Japan-only lines such as Campanola and Exceed underscore this artistry. They show a side of Citizen that often stays local: expressive, polished, and thoughtfully executed. For enthusiasts, these watches hint at a rich vein of vintage and contemporary models still waiting to be discovered.
Movements at Scale: Inside Miyota Saku
In Nagano Prefecture, the Miyota Saku Movement Factory powers much of the watch world. Miyota movements—quartz and automatic—appear in everything from luxury collaborations to the first offerings of microbrands. Since opening in 2016, the facility has delivered speed with discipline. Lines rooted in decades-old bases now run with modern precision, turning out about a movement per second.
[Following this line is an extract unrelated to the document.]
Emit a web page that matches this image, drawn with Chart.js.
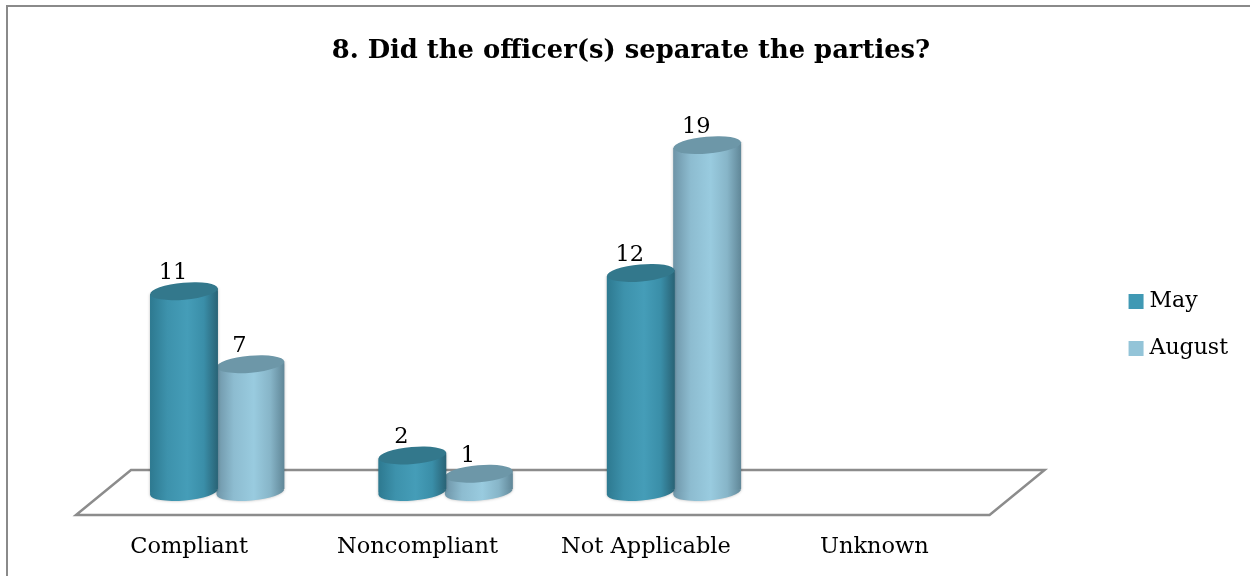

Here, the heartbeat of Eco-Drive meets its face. Movements are paired with dials and hands, and then cased. Despite the pace, the human touch remains central. Technicians lay out hands, assemble components, and conduct final quality checks by hand. Training is serious as well. New employees attend a watchmaking school on site, typically spending at least four months there before touching production watches. Certifications hang on wooden plaques, marking skill and accountability. Even the art inside the building tells the story—brass movement plates float in striking installations, celebrating the parts that make time possible.
Why Citizen Matters Today
After a week across Japan, one conclusion stands out. Citizen’s scale does not dilute its craft; it sustains it. Eco-Drive’s reach solves a simple problem—how to power a watch—without fuss or waste. At the same time, the company embraces detail, whether in a dial’s reflective layering or a movement’s exacting assembly. Moreover, it does so with a humility that rewards a closer look.
This mix of innovation and restraint explains why so many collectors end up charmed. Vintage pieces, like quirky Leopards with unusual calendar mechanisms, still surface with surprising character. Contemporary models, including Japanese exclusives, show design maturity and technical confidence. Therefore, it might be time to pay closer attention. The familiar name hides a story of patience, progress, and people.